Troisième «actu» rapportée par le journal, l’arrivée de l’extrême-droite (PVV) au gouvernement néerlandais, une première depuis 1939. Là aussi, la problématique des musulmans émerge en filigrane, le leader du PVV n’étant autre que Geert Wilders qui honnit l’islam et l’exprime comme rarement homme politique le fit. Pour rappel, Geert Wilder est le réalisateur du film Fitna et l’auteur de déclarations multiples sur «l’islam fasciste». Poursuivi pour «incitation à la discrimination et à la haine contre des musulmans», son procès doit reprendre sous peu au tribunal d’Amsterdam. Longtemps, les Pays-Bas ont été le pays modèle en matière de tolérance et de respect des libertés. Mais avec l’arrivée d’une immigration en provenance du monde musulman, les choses se sont compliquées. Les difficultés d’intégration des enfants de la seconde génération se traduisent par des confrontations culturelles frontales. La résultante sur le plan politique est cette percée majeure de l’extrême-droite qui la place aujourd’hui dans la coalition au pouvoir.

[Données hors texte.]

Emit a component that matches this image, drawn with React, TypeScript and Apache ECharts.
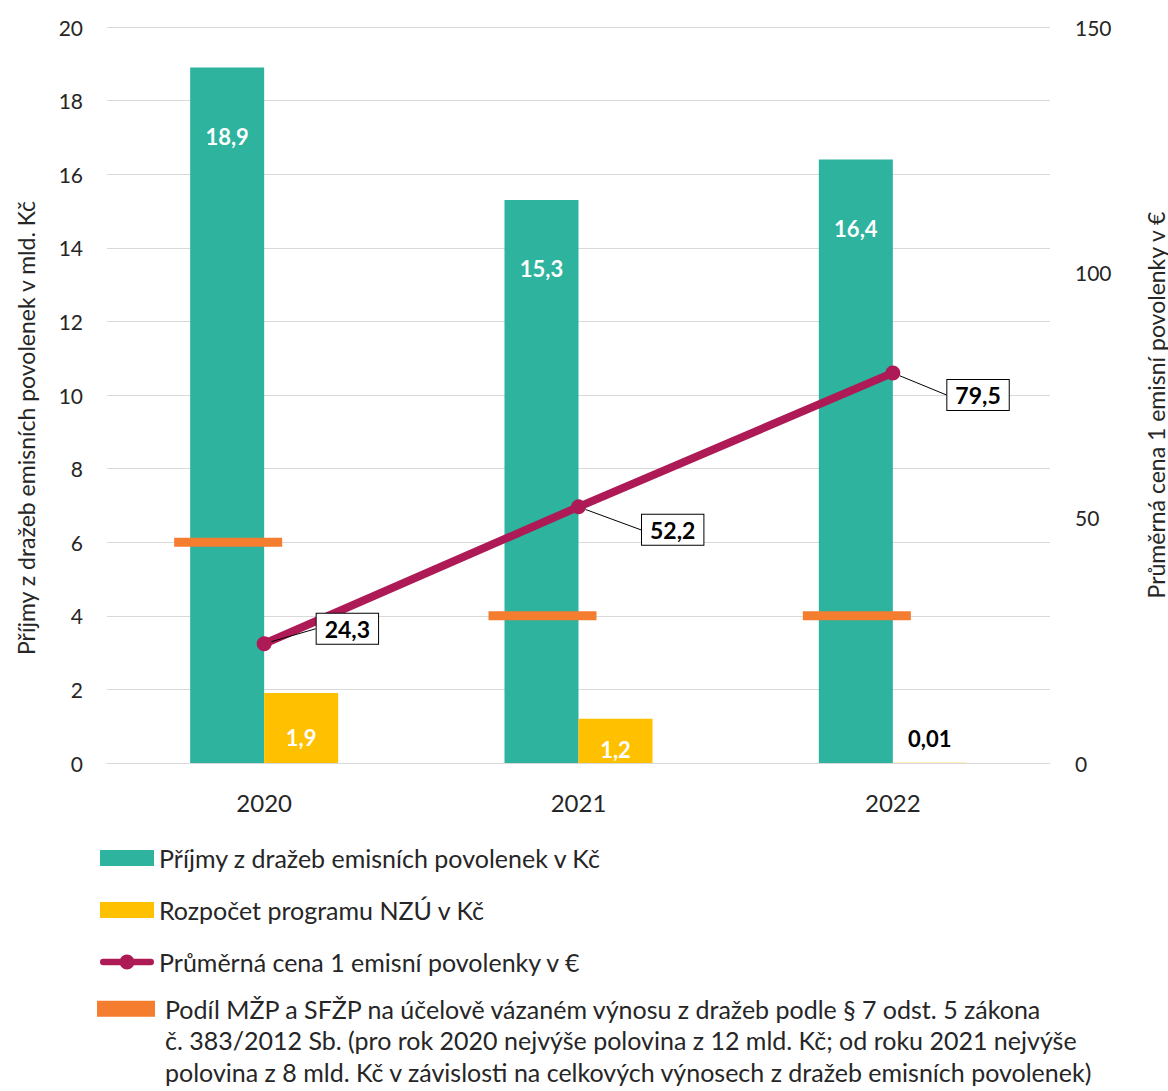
import React, { useEffect, useRef } from "react";
import * as echarts from "echarts";

const categories = ["2020", "2021", "2022"];
const revenue = [18.9, 15.3, 16.4];
const budget = [1.9, 1.2, 0.01];
const price = [24.3, 52.2, 79.5];
const share = [6, 4, 4];

const nameRevenue = "Příjmy z dražeb emisních povolenek v Kč";
const nameBudget = "Rozpočet programu NZÚ v Kč";
const namePrice = "Průměrná cena 1 emisní povolenky v €";
const nameShare =
  "Podíl MŽP a SFŽP na účelově vázaném výnosu z dražeb podle § 7 odst. 5 zákona č. 383/2012 Sb. (pro rok 2020 nejvýše polovina z 12 mld. Kč; od roku 2021 nejvýše polovina z 8 mld. Kč v závislosti na celkových výnosech z dražeb emisních povolenek)";
const shareLines = [
  "Podíl MŽP a SFŽP na účelově vázaném výnosu z dražeb podle § 7 odst. 5 zákona",
  "č. 383/2012 Sb. (pro rok 2020 nejvýše polovina z 12 mld. Kč; od roku 2021 nejvýše",
  "polovina z 8 mld. Kč v závislosti na celkových výnosech z dražeb emisních povolenek)",
];
const leftAxisName = "Příjmy z dražeb emisních povolenek v mld. Kč";
const rightAxisName = "Průměrná cena 1 emisní povolenky v €";

const FONT = "Lato";
const fmt = (v: number) => String(v).replace(".", ",");

const TEAL = "#2DB39E";
const YELLOW = "#FFC000";
const CRIMSON = "#AE1A56";
const ORANGE = "#F47D30";

const LINE_ICON =
  "path://M3,4.5 L53,4.5 A3.5,3.5 0 0,1 53,11.5 L3,11.5 A3.5,3.5 0 0,1 3,4.5 Z M20,8 A8,8 0 1,1 36,8 A8,8 0 1,1 20,8 Z";

export default function App() {
  const ref = useRef<HTMLDivElement>(null);
  useEffect(() => {
    if (!ref.current) return;
    const chart = echarts.init(ref.current, null, { renderer: "svg" });
    const offsets = [
      [40, -15],
      [51, 23],
      [42, 22],
    ];
    chart.setOption({
      animation: false,
      textStyle: { fontFamily: FONT },
      grid: { left: 107, right: 118, top: 27, bottom: 328, outerBoundsMode: "none", containLabel: false },
      legend: [
        {
          orient: "vertical",
          left: 100,
          top: 844,
          padding: 0,
          itemWidth: 54,
          itemHeight: 16,
          itemGap: 24,
          data: [
            { name: nameRevenue, icon: "rect" },
            { name: nameBudget, icon: "rect" },
            { name: namePrice, icon: LINE_ICON, itemStyle: { color: CRIMSON } },
          ],
          textStyle: { fontFamily: FONT, fontSize: 25, color: "#262626", lineHeight: 28 },
        },
        {
          orient: "vertical",
          left: 97,
          top: 930,
          padding: 0,
          itemWidth: 58,
          itemHeight: 16,
          data: [{ name: nameShare, icon: "rect" }],
          formatter: () => "\n\n" + shareLines.join("\n"),
          textStyle: {
            fontFamily: FONT,
            fontSize: 25,
            color: "#262626",
            lineHeight: 31.5,
            padding: [0, 0, 0, 5],
          },
        },
      ],
      xAxis: {
        type: "category",
        data: categories,
        axisLine: { lineStyle: { color: "#d9d9d9", width: 1 } },
        axisTick: { show: false },
        axisLabel: { fontSize: 24, color: "#262626", margin: 27, fontFamily: FONT },
      },
      yAxis: [
        {
          type: "value",
          min: 0,
          max: 20,
          interval: 2,
          name: leftAxisName,
          nameLocation: "middle",
          nameGap: 70,
          nameTextStyle: { fontSize: 23, color: "#262626", fontFamily: FONT, padding: [0, 66, 0, 0] },
          axisLabel: { fontSize: 21, color: "#262626", margin: 24, fontFamily: FONT },
          splitLine: { lineStyle: { color: "#d9d9d9" } },
          axisLine: { show: false },
          axisTick: { show: false },
        },
        {
          type: "value",
          min: 0,
          max: 150,
          interval: 50,
          name: rightAxisName,
          nameLocation: "middle",
          nameGap: 94,
          nameTextStyle: { fontSize: 23, color: "#262626", fontFamily: FONT, padding: [0, 20, 0, 0] },
          axisLabel: { fontSize: 21, color: "#262626", margin: 25, fontFamily: FONT },
          splitLine: { show: false },
          axisLine: { show: false },
          axisTick: { show: false },
        },
      ],
      series: [
        {
          name: nameRevenue,
          type: "bar",
          data: revenue,
          barWidth: 74,
          barGap: "0%",
          itemStyle: { color: TEAL },
          label: {
            show: true,
            position: "insideTop",
            distance: 58,
            color: "#fff",
            fontWeight: "bold",
            fontSize: 22,
            fontFamily: FONT,
            formatter: (p: any) => fmt(p.value),
          },
          z: 2,
        },
        {
          name: nameBudget,
          type: "bar",
          data: budget.map((v) =>
            v < 0.5
              ? { value: v, label: { position: "top", color: "#000", distance: 22 } }
              : { value: v }
          ),
          barWidth: 74,
          barGap: "0%",
          itemStyle: { color: YELLOW },
          label: {
            show: true,
            position: "inside",
            offset: [0, 9],
            color: "#fff",
            fontWeight: "bold",
            fontSize: 22,
            fontFamily: FONT,
            formatter: (p: any) => fmt(p.value),
          },
          z: 2,
        },
        {
          name: nameShare,
          type: "scatter",
          data: share,
          symbol: "rect",
          symbolSize: [108, 9],
          symbolOffset: [-36, 0],
          itemStyle: { color: ORANGE, opacity: 1 },
          z: 3,
        },
        {
          name: namePrice,
          type: "line",
          yAxisIndex: 1,
          data: price,
          symbol: "circle",
          symbolSize: 15,
          lineStyle: { color: CRIMSON, width: 8 },
          itemStyle: { color: CRIMSON },
          z: 4,
          label: {
            show: true,
            position: "right",
            distance: 5,
            color: "#000",
            fontWeight: "bold",
            fontSize: 23,
            fontFamily: FONT,
            backgroundColor: "#fff",
            borderColor: "#000",
            borderWidth: 1,
            padding: [4, 8, 3, 8],
            formatter: (p: any) => fmt(p.value),
          },
          labelLine: { show: true, lineStyle: { color: "#000", width: 1 } },
          labelLayout: (p: any) => ({ dx: offsets[p.dataIndex][0], dy: offsets[p.dataIndex][1] }),
        },
      ],
    });
    return () => chart.dispose();
  }, []);
  return (
    <div
      ref={ref}
      style={{ position: "fixed", left: 0, top: 0, width: 1168, height: 1091, background: "#fff" }}
    />
  );
}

Longtemps ils ont été des étrangers de passage. Longtemps ils ont cultivé la plus grande discrétion. Mais, aujourd’hui, les musulmans en Europe sont des citoyens à part entière. Ils n’entendent plus raser les murs et le font savoir. En même temps qu’ils revendiquent leurs droits, ils affirment leur différence avec une véhémence souvent perçue comme agressive. D’où ces débats autour de l’identité nationale un peu partout en Europe. Après Nicolas Sarkozy, c’est au tour de la chancelière allemande, Angela Merkel, d’affirmer qu’on ne peut être citoyen de la République d’Allemagne sans remplir des conditions données(connaissance de la langue, respect des lois, partage de certaines conceptions…).
On assiste indiscutablement à un «choc des cultures». Mais ce choc, comme le montrent les incidents d’Istanbul, ne concerne pas les seules sociétés européennes. Ce liant qui fait vivre ensemble se dilue du fait de la réalité actuelle du monde. Tenter de redéfinir une «identité nationale» représente un combat d’arrière-garde. Car ici comme ailleurs, c’est en terme d’«identité mondiale» qu’il va bien falloir se résoudre à commencer à penser. Si les Européens doivent apprendre à vivre avec l’islam, celui-ci, ou plutôt les musulmans, sont aussi dans l’obligation de commencer à accepter -et à respecter- la culture de l’autre.